The 4 Rules for Layering Smart Shades and Draperies Without Clashing

by Yuvien Royer on Apr 14 2026
Table of Contents

    I used to think a single motorized roller was the peak of home automation luxury. Then I woke up at 6:15 AM with a laser beam of sunlight hitting my eyes because of the unavoidable light gaps on the sides of the frame. I realized that shades and draperies aren't just about looking like a high-end hotel; they are about fixing the functional flaws of a single-layer system.

    • The 3-Inch Rule: Always leave at least three inches of clearance between the shade and the drapery track to prevent motor jams.
    • Discrete Grouping: Set up your smart home scenes to control layers independently, not as a single 'window' group.
    • Torque Awareness: Match your motor's Newton-meter (Nm) rating to the actual weight of your fabric.
    • Hybrid Control: If the budget is tight, automate the functional layer and keep the decorative layer manual.

    Why You Actually Want Both (Function Meets Form)

    A single window treatment usually forces you to choose between aesthetics and utility. Roller shades are surgical tools for light control, but they can look cold and leave architectural edges exposed. Adding a decorative window treatment on top softens the room's acoustics and hides those mounting brackets you spent three hours leveling.

    I've found that layering creates a literal air pocket that helps with insulation, but the real win is the lighting flexibility. You can have the sheers closed for privacy while the blackout rollers are up, or vice versa. I’ve detailed the specific logic of this setup before when explaining why I run a smart curtain and shades on the same window to handle everything from afternoon glare to total movie-night darkness.

    Rule 1: The 3-Inch Clearance Gap Is Non-Negotiable

    The biggest mistake I see is mounting a curtain track too close to a roller shade. When that motorized roller starts spinning, the hem bar—the weighted metal bit at the bottom—likes to swing. If it’s within two inches of your drapery treatments, it will eventually snag the fabric. This doesn't just look messy; it triggers the motor's safety stop or, worse, burns out the motor because it thinks it hit an obstacle.

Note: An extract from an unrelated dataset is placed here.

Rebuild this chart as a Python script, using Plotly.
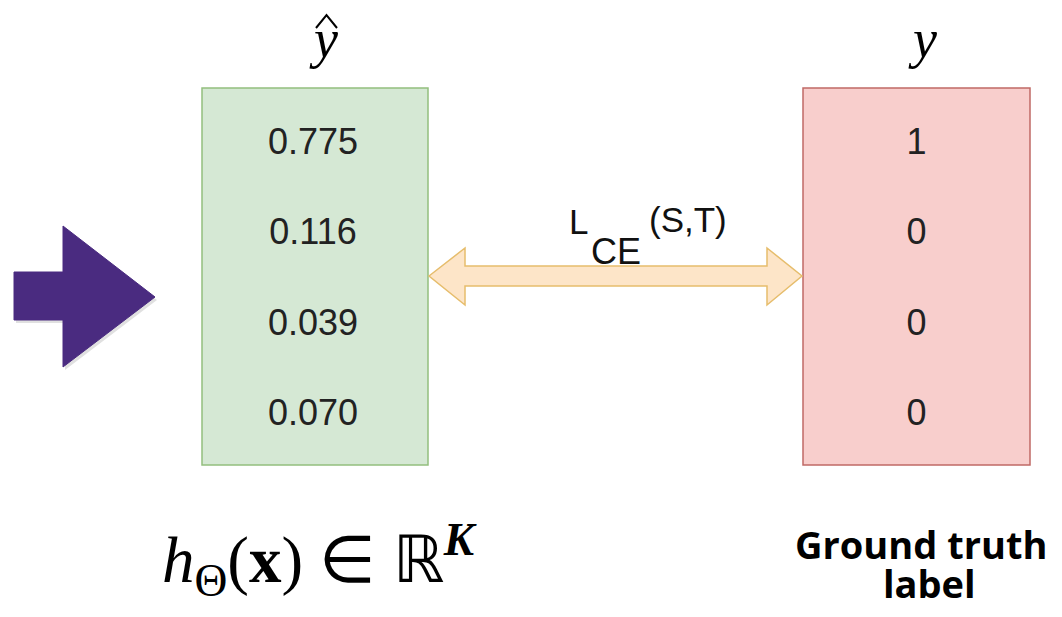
import plotly.graph_objects as go

# ---- data ----
pred_probs = [0.775, 0.116, 0.039, 0.070]
truth_labels = [1, 0, 0, 0]
pred_symbol = "y"
truth_symbol = "y"
loss_label = ["L", "CE", "(S,T)"]
formula_label = "<i>h</i><sub>Θ</sub>(<b>x</b>) ∈ ℝ<sup><i><b>K</b></i></sup>"
gt_label = ["Ground truth", "label"]

# ---- layout geometry (pixel space) ----
W, H = 1062, 617
green_box = (202, 88, 428, 465)
red_box = (803, 88, 1030, 465)
row0, row_step = 145, 90.3

fig = go.Figure()

# boxes
fig.add_shape(type="rect", x0=green_box[0], y0=green_box[1], x1=green_box[2], y1=green_box[3],
              fillcolor="#d5e8d4", line=dict(color="#93bf7e", width=1.5), layer="below")
fig.add_shape(type="rect", x0=red_box[0], y0=red_box[1], x1=red_box[2], y1=red_box[3],
              fillcolor="#f8cecc", line=dict(color="#c06a66", width=1.5), layer="below")

# purple arrow (with faint shadow)
arrow = "M14,272 L63,272 L63,226 L155,297 L63,367 L63,320 L14,320 Z"
shadow = "M16,275 L65,275 L65,229 L157,300 L65,370 L65,323 L16,323 Z"
fig.add_shape(type="path", path=shadow, fillcolor="rgba(0,0,0,0.12)", line=dict(width=0), layer="below")
fig.add_shape(type="path", path=arrow, fillcolor="#4a2b80", line=dict(color="#4a2b80", width=1), layer="below")

# double-headed arrow
darrow = ("M429,276 L465,248 L465,266 L767,266 L767,248 L802,276 "
          "L767,305 L767,286 L465,286 L465,305 Z")
fig.add_shape(type="path", path=darrow, fillcolor="#fde5c8",
              line=dict(color="#e6bd6c", width=1.5), layer="below")

# hat accent over y
fig.add_shape(type="path", path="M316,28 L326.5,15 L337,28", fillcolor="rgba(0,0,0,0)",
              line=dict(color="black", width=2))

# numbers
gx = (green_box[0] + green_box[2]) / 2 - 2
rx = (red_box[0] + red_box[2]) / 2
ys = [row0 + i * row_step for i in range(len(pred_probs))]
fig.add_trace(go.Scatter(x=[gx] * len(pred_probs), y=ys, mode="text",
                         text=[f"{v:.3f}" for v in pred_probs],
                         textfont=dict(family="Liberation Sans, Arial", size=36, color="#222222"),
                         hoverinfo="skip", showlegend=False))
fig.add_trace(go.Scatter(x=[rx] * len(truth_labels), y=ys, mode="text",
                         text=[str(v) for v in truth_labels],
                         textfont=dict(family="Liberation Sans, Arial", size=36, color="#222222"),
                         hoverinfo="skip", showlegend=False))

serif = "Liberation Serif, Times New Roman, serif"
sans = "Liberation Sans, Arial"
ann = []
# y-hat and y
ann.append(dict(x=323, y=39, text=f"<i>{pred_symbol}</i>", font=dict(family=serif, size=54, color="black")))
ann.append(dict(x=922, y=39, text=f"<i>{truth_symbol}</i>", font=dict(family=serif, size=54, color="black")))
# loss label
ann.append(dict(x=578, y=221, text=loss_label[0], font=dict(family=sans, size=35, color="#111111")))
ann.append(dict(x=616, y=251, text=loss_label[1], font=dict(family=sans, size=36, color="#111111")))
ann.append(dict(x=688, y=219, text=loss_label[2], font=dict(family=sans, size=35, color="#111111")))
# formula
ann.append(dict(x=319, y=560, text=formula_label, font=dict(family=serif, size=65, color="black")))
# ground truth
ann.append(dict(x=921, y=544, text=gt_label[0], font=dict(family="Open Sans", size=38, color="black")))
ann.append(dict(x=929, y=583, text=gt_label[1], font=dict(family="Open Sans", size=38, color="black")))

for a in ann:
    a.update(xref="x", yref="y", showarrow=False, xanchor="center", yanchor="middle")
for a in ann[-2:]:
    a["text"] = f"<b>{a['text']}</b>"

fig.update_layout(
    width=W, height=H, margin=dict(l=0, r=0, t=0, b=0),
    paper_bgcolor="white", plot_bgcolor="white",
    xaxis=dict(range=[0, W], visible=False, fixedrange=True),
    yaxis=dict(range=[H, 0], visible=False, fixedrange=True),
    annotations=ann, showlegend=False,
)
fig.write_html("out.html", config={"displayModeBar": False},
               post_script="document.body.style.margin='0';document.body.style.overflow='hidden';")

    Measure from the wall to the outermost edge of your shade's bracket. Then, add three inches before you mark the drill holes for your outer curtain treatment. This 'air gap' ensures that even if a breeze catches the fabric, your motors won't be fighting each other for physical space.

    Rule 2: Don't Fight Your Smart Home Hub (Group Strategically)

    In the Alexa or HomeKit app, your instinct is to group 'Left Window Shade' and 'Left Window Curtain' into one device called 'Left Window.' Don't do it. You will inevitably say 'Close the window' and find yourself sitting in a cave when you only wanted to cut the glare on your TV.

    Create specific scenes instead. I use a 'Work Mode' scene that lowers the window drapery treatments to 50% to kill reflections while keeping the inner shades open for natural light. Keeping the devices separate in your hub's hierarchy allows you to troubleshoot which motor is acting up without the other one responding to every command. If one Zigbee node drops off, you'll know exactly which one it is.

    Rule 3: Match the Fabric Weight to the Track Motor

    Not all motors are created equal. Most battery-powered curtain tracks are rated for about 10kg to 15kg of fabric. If you've fallen in love with heavy, triple-weave velvet, you are going to smoke a standard motor in six months. Heavy fabrics create friction, especially at the 'stackback' where the fabric bunches up.

    Before you buy, calculate the weight of your panels. If you're going for a grand, floor-to-ceiling look, you need heavy-duty smart drapery hardware designed for high-torque pulls. I once tried to save $50 by using a lightweight motor on a 20-pound velvet setup; the grinding sound it made every morning was enough to ruin the 'luxury' vibe entirely.

    The Budget Compromise: Automate One, Pull the Other

    Let's be real: motorizing two layers per window gets expensive fast. If your budget is screaming, automate the layer you move the most. For most of us, that's the inner blackout shade that goes up and down every single day. The outer decorative layer can stay manual, or even stationary as 'side panels' that never actually close.

    If you decide that layering is too much of a hardware headache, you can find a middle ground. I often suggest a high-quality motorized drapery with 90% blackout as a single-layer alternative. It gives you the soft fabric look of a drapery with the light-blocking power of a heavy shade, saving you the hassle of dual-track installation.

    My Personal Experience: The Mesh Network Meltdown

    Last winter, I decided to update the firmware on my dual-layer setup in the living room. Halfway through, my Zigbee mesh decided to re-route through a smart plug in the kitchen that someone had unplugged. The inner shade finished the update, but the outer drapery got stuck in a 'zombie' state. I had to climb a ladder, reset the motor, and re-calibrate the travel limits from scratch. The lesson? Always make sure your hub has a clear, powered path to your windows before you start messing with the software.

    FAQ

    Can I use one remote for both layers?

    Yes, but get a multi-channel remote. Channel 1 for shades, Channel 2 for drapes, and Channel 3 to move them both. Using one channel for both is a recipe for frustration.

    How do I hide the wires for two motors?

    If you're not using battery-powered units, you'll need a dual-outlet behind the drapery header. I use paintable cable raceways to run the wires down the corner of the window frame where the fabric naturally hides them.

    Do smart shades work with existing curtains?

    Usually. As long as you have enough depth in your window casing (about 2.5 inches) to mount a roller shade inside the frame, your existing wall-mounted curtains can stay exactly where they are.